→ **SOURCE DATA**
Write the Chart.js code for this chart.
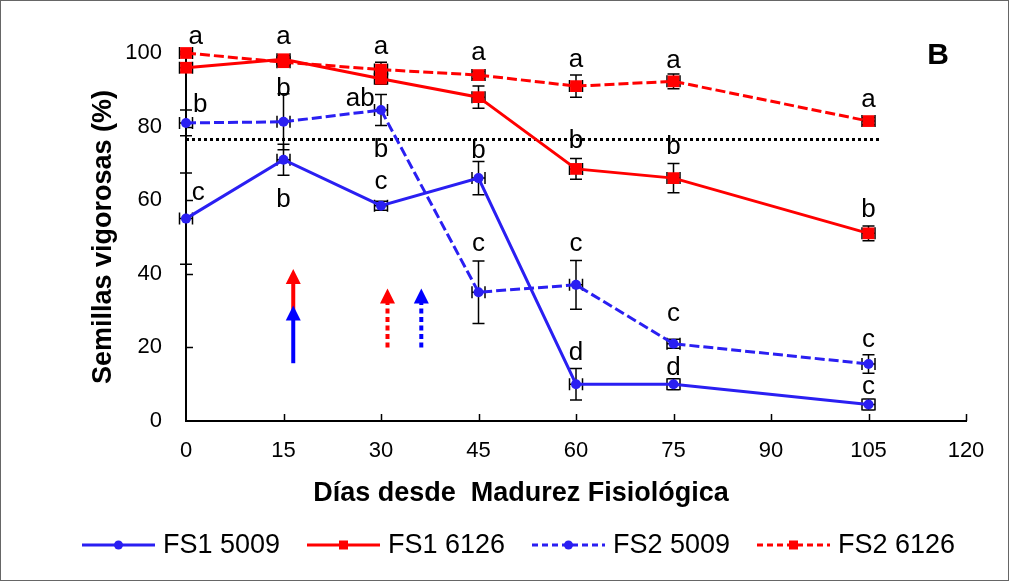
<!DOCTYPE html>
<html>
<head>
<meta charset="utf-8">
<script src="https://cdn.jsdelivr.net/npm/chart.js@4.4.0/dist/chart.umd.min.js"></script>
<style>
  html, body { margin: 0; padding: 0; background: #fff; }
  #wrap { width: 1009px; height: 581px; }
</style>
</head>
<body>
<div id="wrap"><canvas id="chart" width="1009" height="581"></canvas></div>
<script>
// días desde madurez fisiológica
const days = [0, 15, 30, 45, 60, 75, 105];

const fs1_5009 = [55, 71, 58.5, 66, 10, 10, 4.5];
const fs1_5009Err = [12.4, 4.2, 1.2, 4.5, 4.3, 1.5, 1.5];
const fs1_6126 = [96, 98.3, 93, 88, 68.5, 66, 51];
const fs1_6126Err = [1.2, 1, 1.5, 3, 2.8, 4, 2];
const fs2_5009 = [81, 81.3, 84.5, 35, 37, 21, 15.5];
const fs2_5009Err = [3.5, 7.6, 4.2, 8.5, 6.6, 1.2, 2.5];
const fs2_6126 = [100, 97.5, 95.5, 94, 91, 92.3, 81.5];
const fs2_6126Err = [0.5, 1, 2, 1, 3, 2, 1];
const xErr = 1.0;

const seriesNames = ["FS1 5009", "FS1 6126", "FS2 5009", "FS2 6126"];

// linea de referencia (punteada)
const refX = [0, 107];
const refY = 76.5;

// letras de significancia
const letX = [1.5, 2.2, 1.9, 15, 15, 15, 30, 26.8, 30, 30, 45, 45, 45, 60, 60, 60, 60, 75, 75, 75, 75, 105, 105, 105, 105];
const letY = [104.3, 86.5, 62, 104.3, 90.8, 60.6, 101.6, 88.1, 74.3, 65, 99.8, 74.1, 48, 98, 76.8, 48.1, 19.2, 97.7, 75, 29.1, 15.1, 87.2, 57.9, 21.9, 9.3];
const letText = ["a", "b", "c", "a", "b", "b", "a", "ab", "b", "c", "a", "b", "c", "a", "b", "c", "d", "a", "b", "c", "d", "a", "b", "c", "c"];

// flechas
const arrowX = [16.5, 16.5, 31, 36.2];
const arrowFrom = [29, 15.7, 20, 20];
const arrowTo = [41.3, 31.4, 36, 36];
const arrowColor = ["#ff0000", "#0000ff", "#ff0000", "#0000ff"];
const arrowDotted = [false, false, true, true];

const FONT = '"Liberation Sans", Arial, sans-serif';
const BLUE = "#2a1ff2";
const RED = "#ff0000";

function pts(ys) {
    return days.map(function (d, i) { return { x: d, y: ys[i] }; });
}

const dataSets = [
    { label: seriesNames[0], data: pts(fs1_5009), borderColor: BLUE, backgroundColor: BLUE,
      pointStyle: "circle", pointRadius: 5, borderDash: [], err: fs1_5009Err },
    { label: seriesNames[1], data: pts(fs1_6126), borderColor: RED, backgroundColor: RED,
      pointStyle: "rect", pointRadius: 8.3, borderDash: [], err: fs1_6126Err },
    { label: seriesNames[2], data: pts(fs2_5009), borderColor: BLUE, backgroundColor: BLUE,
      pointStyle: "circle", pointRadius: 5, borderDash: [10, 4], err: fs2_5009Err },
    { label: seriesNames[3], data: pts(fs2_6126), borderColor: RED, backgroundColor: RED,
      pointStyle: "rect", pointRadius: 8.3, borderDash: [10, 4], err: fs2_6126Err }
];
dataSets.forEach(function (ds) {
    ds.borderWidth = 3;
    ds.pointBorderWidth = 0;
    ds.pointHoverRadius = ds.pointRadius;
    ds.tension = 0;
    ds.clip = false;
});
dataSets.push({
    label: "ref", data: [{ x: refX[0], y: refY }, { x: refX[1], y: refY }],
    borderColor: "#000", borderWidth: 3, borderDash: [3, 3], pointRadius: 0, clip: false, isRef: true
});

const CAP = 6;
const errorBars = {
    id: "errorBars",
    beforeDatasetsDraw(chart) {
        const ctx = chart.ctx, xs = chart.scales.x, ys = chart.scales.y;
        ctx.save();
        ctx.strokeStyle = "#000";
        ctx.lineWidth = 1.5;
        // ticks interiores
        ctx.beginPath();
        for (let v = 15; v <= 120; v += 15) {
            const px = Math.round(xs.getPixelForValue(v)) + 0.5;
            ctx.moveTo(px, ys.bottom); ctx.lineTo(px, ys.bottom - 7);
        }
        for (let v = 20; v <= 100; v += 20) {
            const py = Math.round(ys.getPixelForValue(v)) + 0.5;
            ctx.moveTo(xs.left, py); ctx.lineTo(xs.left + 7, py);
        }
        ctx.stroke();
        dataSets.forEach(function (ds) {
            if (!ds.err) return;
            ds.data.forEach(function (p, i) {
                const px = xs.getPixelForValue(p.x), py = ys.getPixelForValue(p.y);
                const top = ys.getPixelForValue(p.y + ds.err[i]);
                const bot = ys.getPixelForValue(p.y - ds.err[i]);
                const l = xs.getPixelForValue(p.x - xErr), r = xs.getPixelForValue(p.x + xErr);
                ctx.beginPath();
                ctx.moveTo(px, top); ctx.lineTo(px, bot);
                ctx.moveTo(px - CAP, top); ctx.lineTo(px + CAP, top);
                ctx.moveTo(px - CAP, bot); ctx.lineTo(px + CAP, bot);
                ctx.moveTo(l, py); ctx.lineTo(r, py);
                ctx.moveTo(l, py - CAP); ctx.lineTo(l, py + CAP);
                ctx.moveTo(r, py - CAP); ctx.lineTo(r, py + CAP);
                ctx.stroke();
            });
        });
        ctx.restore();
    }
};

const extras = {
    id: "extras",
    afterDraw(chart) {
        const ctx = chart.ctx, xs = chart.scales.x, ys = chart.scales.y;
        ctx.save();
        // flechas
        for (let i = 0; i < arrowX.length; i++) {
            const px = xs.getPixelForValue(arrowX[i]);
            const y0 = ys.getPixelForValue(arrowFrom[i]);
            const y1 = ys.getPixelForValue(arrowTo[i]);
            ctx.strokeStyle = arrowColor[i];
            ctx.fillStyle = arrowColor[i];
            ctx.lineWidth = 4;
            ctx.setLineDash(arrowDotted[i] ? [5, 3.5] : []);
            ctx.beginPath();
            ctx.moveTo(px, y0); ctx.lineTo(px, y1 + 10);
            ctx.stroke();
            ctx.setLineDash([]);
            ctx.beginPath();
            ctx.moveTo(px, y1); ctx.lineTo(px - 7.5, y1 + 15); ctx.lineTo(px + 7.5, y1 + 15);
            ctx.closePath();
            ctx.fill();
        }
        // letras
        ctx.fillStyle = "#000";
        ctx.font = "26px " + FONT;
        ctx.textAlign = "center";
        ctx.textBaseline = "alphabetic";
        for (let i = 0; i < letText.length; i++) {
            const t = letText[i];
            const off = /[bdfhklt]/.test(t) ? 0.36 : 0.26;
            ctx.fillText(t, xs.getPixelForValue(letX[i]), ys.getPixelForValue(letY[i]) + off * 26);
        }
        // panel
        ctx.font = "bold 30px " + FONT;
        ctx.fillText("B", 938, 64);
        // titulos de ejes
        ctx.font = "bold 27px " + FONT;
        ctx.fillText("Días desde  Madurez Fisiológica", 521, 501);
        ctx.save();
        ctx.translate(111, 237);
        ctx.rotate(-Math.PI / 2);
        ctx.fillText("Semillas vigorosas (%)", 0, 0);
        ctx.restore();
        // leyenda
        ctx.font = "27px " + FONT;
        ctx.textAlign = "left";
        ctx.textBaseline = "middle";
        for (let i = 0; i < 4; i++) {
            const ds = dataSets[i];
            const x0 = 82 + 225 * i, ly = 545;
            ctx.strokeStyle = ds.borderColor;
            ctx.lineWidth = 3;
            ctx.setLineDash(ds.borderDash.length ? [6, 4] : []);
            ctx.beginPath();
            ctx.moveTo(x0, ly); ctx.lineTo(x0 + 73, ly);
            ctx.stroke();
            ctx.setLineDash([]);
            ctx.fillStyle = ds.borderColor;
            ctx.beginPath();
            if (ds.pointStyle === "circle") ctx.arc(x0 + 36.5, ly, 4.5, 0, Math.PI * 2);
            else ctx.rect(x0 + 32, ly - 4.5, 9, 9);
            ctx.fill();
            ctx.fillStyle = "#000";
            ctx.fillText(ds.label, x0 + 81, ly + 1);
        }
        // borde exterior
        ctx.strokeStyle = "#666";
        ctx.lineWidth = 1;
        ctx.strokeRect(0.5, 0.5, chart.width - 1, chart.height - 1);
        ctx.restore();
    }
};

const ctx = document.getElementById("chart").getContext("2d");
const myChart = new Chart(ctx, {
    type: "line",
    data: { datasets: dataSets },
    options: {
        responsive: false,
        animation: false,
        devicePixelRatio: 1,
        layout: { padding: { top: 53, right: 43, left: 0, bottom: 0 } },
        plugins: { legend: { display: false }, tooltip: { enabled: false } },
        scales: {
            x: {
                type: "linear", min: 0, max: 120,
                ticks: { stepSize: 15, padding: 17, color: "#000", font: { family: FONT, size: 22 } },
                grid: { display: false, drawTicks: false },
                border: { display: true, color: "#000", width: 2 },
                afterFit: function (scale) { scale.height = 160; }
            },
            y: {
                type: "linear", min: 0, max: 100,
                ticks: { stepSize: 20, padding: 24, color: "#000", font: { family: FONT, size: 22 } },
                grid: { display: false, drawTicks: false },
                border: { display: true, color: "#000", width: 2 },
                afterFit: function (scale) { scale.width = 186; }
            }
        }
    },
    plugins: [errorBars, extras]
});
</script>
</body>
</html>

→ **WHAT TO PRODUCE**
Please extract exactly the lines of the data, from the first through the line containing "const days = [0, 15, 30, 45, 60, 75, 105];", and add no pictures to the copy.

→ **WRITTEN ANSWER**
Write the Chart.js code for this chart.
<!DOCTYPE html>
<html>
<head>
<meta charset="utf-8">
<script src="https://cdn.jsdelivr.net/npm/chart.js@4.4.0/dist/chart.umd.min.js"></script>
<style>
  html, body { margin: 0; padding: 0; background: #fff; }
  #wrap { width: 1009px; height: 581px; }
</style>
</head>
<body>
<div id="wrap"><canvas id="chart" width="1009" height="581"></canvas></div>
<script>
// días desde madurez fisiológica
const days = [0, 15, 30, 45, 60, 75, 105];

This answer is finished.